Former Trump Lawyer Gives Up Thousands Emails To Jan 6 Committee

0
999

In a bid to prove just how not shady they are and how above-board all of their actions have been, associates of Donald Trump have done everything imaginable to keep all evidence of their actions hidden from the courts and from the public. John Eastman, former Trump attorney, tried claiming executive privilege over his emails, saying that Trump as a president was not susceptible to the rules. The courts have already determined that they are not going to allow for that.
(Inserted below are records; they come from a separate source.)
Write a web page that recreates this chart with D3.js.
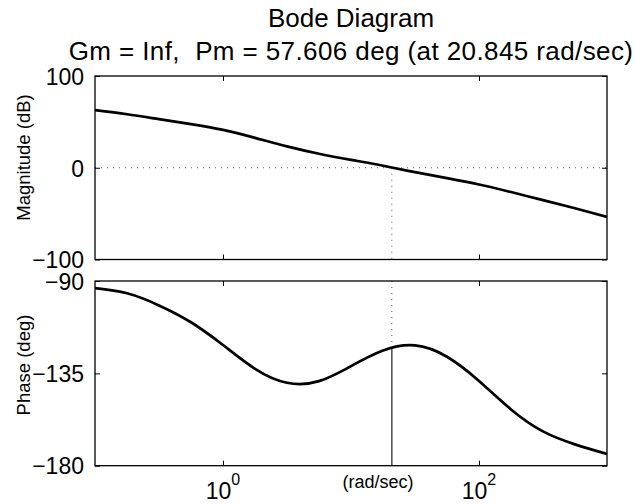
<!DOCTYPE html>
<html>
<head>
<meta charset="utf-8">
<script src="https://cdn.jsdelivr.net/npm/d3@7"></script>
<style>
  html, body { margin: 0; padding: 0; background: #fff; }
  svg { display: block; }
  text { font-family: "Liberation Sans", Arial, Helvetica, sans-serif; fill: #000; white-space: pre; }
</style>
</head>
<body>
<svg id="chart" width="635" height="504"></svg>
<script>
// ---- data ----
const titleLine1 = "Bode Diagram";
const titleLine2 = "Gm = Inf,  Pm = 57.606 deg (at 20.845 rad/sec)";
const xLabel = "(rad/sec)";
const magLabel = "Magnitude (dB)";
const phaseLabel = "Phase (deg)";

const freqDomain = [0.1, 1000];
const freqTicks = [1, 100];
const freqTickExp = ["0", "2"];

const magDomain = [-100, 100];
const magTicks = [-100, 0, 100];
const phaseDomain = [-180, -90];
const phaseTicks = [-180, -135, -90];

// frequencies (rad/sec) at which the curves were read, quarter-decade steps
const freqs = [0.1, 0.178, 0.316, 0.562, 1, 1.78, 3.16, 5.62, 10, 17.8, 31.6, 56.2, 100, 178, 316, 562, 1000];
const magDb = [62.8, 58.3, 53.0, 47.6, 41.3, 32.6, 23.3, 15.3, 8.6, 2.2, -4.8, -11.3, -18.3, -26.5, -35.3, -44.2, -53.6];
const phaseDeg = [-93.5, -96.0, -101.9, -110.1, -121.2, -132.8, -139.6, -138.8, -131.5, -123.9, -121.4, -126.9, -138.7, -152.6, -163.3, -169.6, -174.3];

const crossoverFreq = 20.845;
const crossoverPhase = -122.394;

// ---- layout ----
const svg = d3.select("#chart");
const left = 95, right = 607;
const magTop = 76, magBottom = 259.5;
const phTop = 281, phBottom = 465.7;
const tickLen = 5;
const tickFont = 23;

const x = d3.scaleLog().domain(freqDomain).range([left, right]);
const yMag = d3.scaleLinear().domain(magDomain).range([magBottom, magTop]);
const yPh = d3.scaleLinear().domain(phaseDomain).range([phBottom, phTop]);

function fmt(v) { return v < 0 ? "\u2212" + Math.abs(v) : String(v); }

function drawPanel(y, ticks, top, bottom, vals, id) {
  const g = svg.append("g");
  g.append("clipPath").attr("id", id).append("rect")
    .attr("x", left).attr("y", top).attr("width", right - left).attr("height", bottom - top);

  const line = d3.line().x(d => x(d[0])).y(d => y(d[1])).curve(d3.curveNatural);
  g.append("path").datum(freqs.map((f, i) => [f, vals[i]]))
    .attr("d", line).attr("fill", "none").attr("stroke", "#000")
    .attr("stroke-width", 2.7).attr("stroke-linejoin", "round").attr("clip-path", `url(#${id})`);

  g.append("rect").attr("x", left).attr("y", top).attr("width", right - left).attr("height", bottom - top)
    .attr("fill", "none").attr("stroke", "#000").attr("stroke-width", 1.3);

  const yAxL = d3.axisLeft(y).tickValues(ticks).tickSizeInner(-tickLen).tickSizeOuter(0).tickFormat(fmt).tickPadding(11);
  const gl = g.append("g").attr("transform", `translate(${left},0)`).call(yAxL);
  gl.select(".domain").remove();
  gl.selectAll(".tick line").attr("stroke", "#000").attr("stroke-width", 1);
  gl.selectAll(".tick text").attr("font-size", tickFont).attr("font-family", "Liberation Sans, Arial, sans-serif").attr("dy", "0.36em");

  const yAxR = d3.axisRight(y).tickValues(ticks).tickSizeInner(-tickLen).tickSizeOuter(0).tickFormat("");
  const gr = g.append("g").attr("transform", `translate(${right},0)`).call(yAxR);
  gr.select(".domain").remove();
  gr.selectAll(".tick line").attr("stroke", "#000");

  const xAxT = d3.axisTop(x).tickValues(freqTicks).tickSizeInner(-tickLen).tickSizeOuter(0).tickFormat("");
  const gt = g.append("g").attr("transform", `translate(0,${top})`).call(xAxT);
  gt.select(".domain").remove();
  gt.selectAll(".tick line").attr("stroke", "#000");
  const xAxB = d3.axisBottom(x).tickValues(freqTicks).tickSizeInner(-tickLen).tickSizeOuter(0).tickFormat("");
  const gb = g.append("g").attr("transform", `translate(0,${bottom})`).call(xAxB);
  gb.select(".domain").remove();
  gb.selectAll(".tick line").attr("stroke", "#000");
  return g;
}

const dotStyle = sel => sel.attr("stroke", "#555").attr("stroke-width", 1).attr("stroke-dasharray", "1,5");
svg.append("line").attr("x1", left).attr("x2", right).attr("y1", yMag(0)).attr("y2", yMag(0)).call(dotStyle);
svg.append("line").attr("x1", x(crossoverFreq)).attr("x2", x(crossoverFreq))
  .attr("y1", yMag(0)).attr("y2", magBottom).call(dotStyle);

svg.append("line").attr("x1", x(crossoverFreq)).attr("x2", x(crossoverFreq))
  .attr("y1", phTop).attr("y2", yPh(crossoverPhase)).call(dotStyle);
svg.append("line").attr("x1", x(crossoverFreq)).attr("x2", x(crossoverFreq))
  .attr("y1", yPh(crossoverPhase)).attr("y2", phBottom)
  .attr("stroke", "#555").attr("stroke-width", 1.6);

drawPanel(yMag, magTicks, magTop, magBottom, magDb, "clipMag");
drawPanel(yPh, phaseTicks, phTop, phBottom, phaseDeg, "clipPh");

freqTicks.forEach((f, i) => {
  const t = svg.append("text").attr("x", x(f)).attr("y", 499)
    .attr("text-anchor", "middle").attr("font-size", tickFont);
  t.append("tspan").text("10");
  t.append("tspan").attr("font-size", 16).attr("dy", -14).text(freqTickExp[i]);
});

const cx = (left + right) / 2;
svg.append("text").attr("x", cx).attr("y", 27).attr("text-anchor", "middle").attr("font-size", 26).text(titleLine1);
svg.append("text").attr("x", cx).attr("y", 60).attr("text-anchor", "middle").attr("font-size", 26)
  .attr("letter-spacing", 0.4).text(titleLine2);

svg.append("text").attr("x", 378).attr("y", 488).attr("text-anchor", "middle").attr("font-size", 18).text(xLabel);

svg.append("text").attr("transform", "translate(30,157.5) rotate(-90)")
  .attr("text-anchor", "middle").attr("font-size", 18.5).text(magLabel);
svg.append("text").attr("transform", "translate(30,365) rotate(-90)")
  .attr("text-anchor", "middle").attr("font-size", 18.5).text(phaseLabel);
</script>
</body>
</html>
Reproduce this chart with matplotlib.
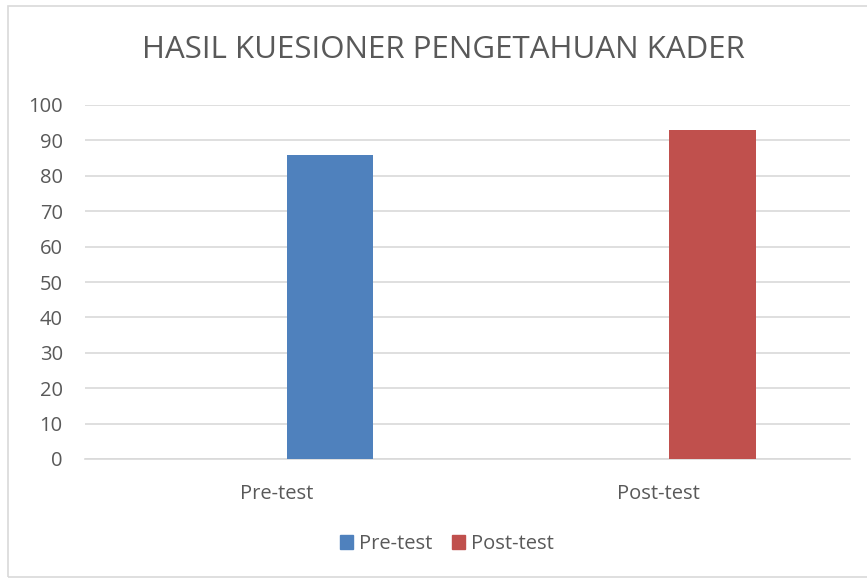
import matplotlib.pyplot as plt
from matplotlib.patches import Rectangle, Patch

# data
categories = ["Pre-test", "Post-test"]
series_names = ["Pre-test", "Post-test"]
values = [86, 93]
colors = ["#4F81BD", "#C0504D"]
yticks = [0, 10, 20, 30, 40, 50, 60, 70, 80, 90, 100]

plt.rcParams['font.family'] = ['Open Sans', 'DejaVu Sans']
txt = "#595959"

fig = plt.figure(figsize=(8.67, 5.79), dpi=100)
ax = fig.add_axes([85 / 867, 1 - 459 / 579, 765 / 867, 354 / 579])

# chart frame
fig.patches.append(Rectangle((8 / 867, 2 / 579), 1.2, 1 - 8 / 579,
                             transform=fig.transFigure, fill=False,
                             edgecolor="#D9D9D9", linewidth=1.2))

xpos = list(range(len(categories)))
for i, v in enumerate(values):
    ax.bar(xpos[i] + 0.1405, v, width=0.225, color=colors[i], zorder=3)

ax.set_xlim(-0.5, 1.5)
ax.set_ylim(0, 100)
ax.set_yticks(yticks)
ax.set_xticks(xpos)
ax.set_xticklabels(categories)
ax.yaxis.grid(True, color="#D9D9D9", linewidth=1.2, zorder=0)
ax.set_axisbelow(True)
for s in ["top", "right", "left"]:
    ax.spines[s].set_visible(False)
ax.spines["bottom"].set_color("#D9D9D9")
ax.spines["bottom"].set_linewidth(1.2)
ax.tick_params(axis="both", length=0, labelsize=14.5, colors=txt)
ax.tick_params(axis="y", pad=16)
ax.tick_params(axis="x", pad=18)

fig.text(443 / 867, 1 - 50 / 579, "HASIL KUESIONER PENGETAHUAN KADER",
         ha="center", va="center", fontsize=22.5, color=txt)

handles = [Patch(color=c, label=n) for c, n in zip(colors, series_names)]
fig.legend(handles=handles, loc="center", bbox_to_anchor=(447 / 867, 1 - 544 / 579),
           ncol=2, frameon=False, fontsize=14.5, labelcolor=txt,
           handlelength=0.65, handleheight=0.65, handletextpad=0.3, columnspacing=1.0)

fig.savefig("out.png", dpi=100)
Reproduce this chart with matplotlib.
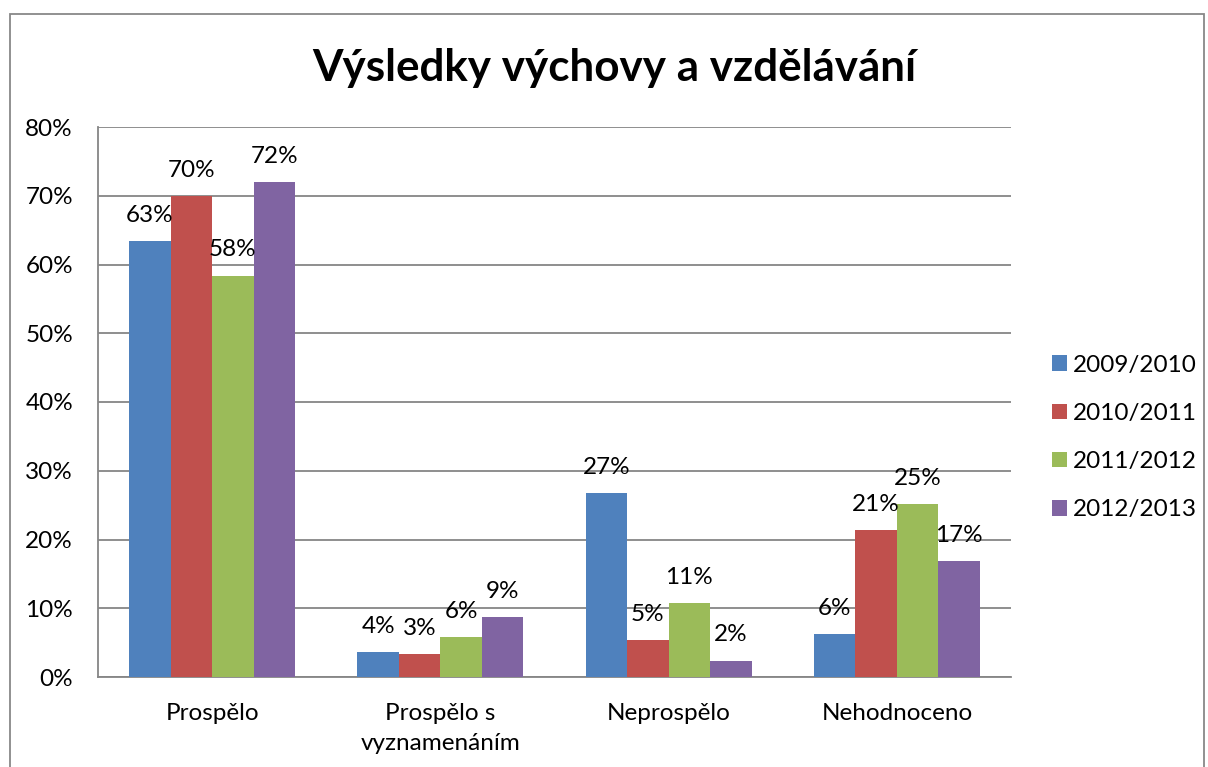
import matplotlib
matplotlib.use("Agg")
import matplotlib.pyplot as plt
from matplotlib.patches import Rectangle
import numpy as np

categories = ["Prospělo", "Prospělo s\nvyznamenáním", "Neprospělo", "Nehodnoceno"]
series_names = ["2009/2010", "2010/2011", "2011/2012", "2012/2013"]
v2009 = [63.4, 3.7, 26.8, 6.2]
v2010 = [69.9, 3.4, 5.4, 21.4]
v2011 = [58.4, 5.8, 10.8, 25.1]
v2012 = [72.0, 8.7, 2.4, 16.9]
series_values = [v2009, v2010, v2011, v2012]
colors = ["#4F81BD", "#C0504D", "#9BBB59", "#8064A2"]
yticks = [0, 10, 20, 30, 40, 50, 60, 70, 80]
title = "Výsledky výchovy a vzdělávání"

plt.rcParams['font.family'] = ['Lato', 'DejaVu Sans']
FS = 17.5

W, H = 1208, 767
fig = plt.figure(figsize=(W/100, H/100), dpi=100)
fig.patch.set_facecolor("white")

# outer chart border
fig.patches.append(Rectangle((10/W, -0.05), (1204-10)/W, (767-14)/H + 0.05,
                             transform=fig.transFigure, fill=False,
                             edgecolor="#888888", linewidth=1.3))

left, right, top, bottom = 98, 1011, 127, 677
ax = fig.add_axes([left/W, 1 - bottom/H, (right-left)/W, (bottom-top)/H])

x = np.arange(len(categories))
bw = 0.182
grid_color = "#868686"
for i, (name, vals) in enumerate(zip(series_names, series_values)):
    offs = (i - 1.5) * bw
    ax.bar(x + offs, vals, bw, color=colors[i], label=name, zorder=3,
           edgecolor="none")
    for xi, v in zip(x + offs, vals):
        ax.annotate(f"{round(v):d}%", (xi, v), xytext=(0, 13.7),
                    textcoords="offset points", ha="center", va="baseline",
                    fontsize=FS, zorder=4)

ax.set_xlim(-0.5, len(categories) - 0.5)
ax.set_ylim(0, 80)
ax.set_yticks(yticks)
ax.set_yticklabels([f"{t}%" for t in yticks], fontsize=FS)
ax.set_xticks(x)
ax.set_xticklabels(categories, fontsize=FS, linespacing=1.5)
ax.tick_params(axis="both", length=0)
ax.tick_params(axis="y", pad=18)
ax.tick_params(axis="x", pad=19)
ax.yaxis.grid(True, color=grid_color, linewidth=1.3, zorder=0)
ax.set_axisbelow(True)
for s in ["top", "right"]:
    ax.spines[s].set_visible(False)
for s in ["left", "bottom"]:
    ax.spines[s].set_color(grid_color)
    ax.spines[s].set_linewidth(1.3)

fig.text(614/W, 1 - 68/H, title, ha="center", va="center",
         fontsize=31.7, fontweight="bold")

leg = fig.legend(loc="upper left", bbox_to_anchor=(1042/W, 1 - 345/H),
                 frameon=False, fontsize=FS, handlelength=0.62, handleheight=0.62,
                 handletextpad=0.25, labelspacing=1.12, borderaxespad=0)

fig.savefig("out.png", dpi=100)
With far more emails in question, Eastman will be forced to disclose around 10,000 emails between himself and other Trump sycophants related to the Big Lie, the one that says Trump actually won the 2020 presidential election only to have it stolen from him by Democrats, Republican secretaries of state, the Clintons, President Obama, election workers, volunteers, a vote tabulating machine company, Italy, and a long-dead former president of Venezuela. The Jan. 6 investigative committee in Congress will receive those emails as part of their investigation.

According to POLITICO:

‘The panel has used the Eastman lawsuit, as well as litigation against former Trump chief of staff Mark Meadows, to reveal broad swaths of the evidence it has obtained showing Trump ignored overwhelming legal advice that he had been defeated. Their evidence also shows that Trump sat by on Jan. 6, 2021 as a mob of his supporters ransacked the Capitol, waiting hours and continuing to press allies to block now-President Joe Biden’s victory even as he watched the violence unfold on TV.’

U.S. District Court Judge David Carter, who ruled that Eastman had no attorney-client privilege since he and the twice-impeached ex-president who lost the popular vote twice most likely committed a crime, appears to be over Eastman’s stalling on turning over the trove of potentially incriminating emails.

‘In March, Carter issued a blockbuster ruling declaring that Trump and Eastman “more likely than not” committed a criminal conspiracy to obstruct the transition of power from Trump to Biden — and he ordered Eastman to produce a key subset of emails to the select committee, totaling a few hundred pages.’

Eastman’s strongest argument to date is that Trump could not have committed a crime since he sincerely believed what advisors who told him that the election had been stolen were correct; however, Carter says the emails will also prove that Trump had plenty of advice to the contrary but chose to ignore them.

‘Carter and the select committee have both argued that Trump’s purported belief in false theories of election fraud exceeded the bounds of credibility. While some aides sought to convince him that fraud occurred, Trump’s Justice Department, White House lawyers and campaign aides had pushed him for weeks to accept his defeat. Trump then turned to an increasingly fringe group of outside attorneys to support his theories, some of whom proposed extreme steps like seizing voting machines or pressuring then-Vice President Mike Pence to single-handedly overturn the election.’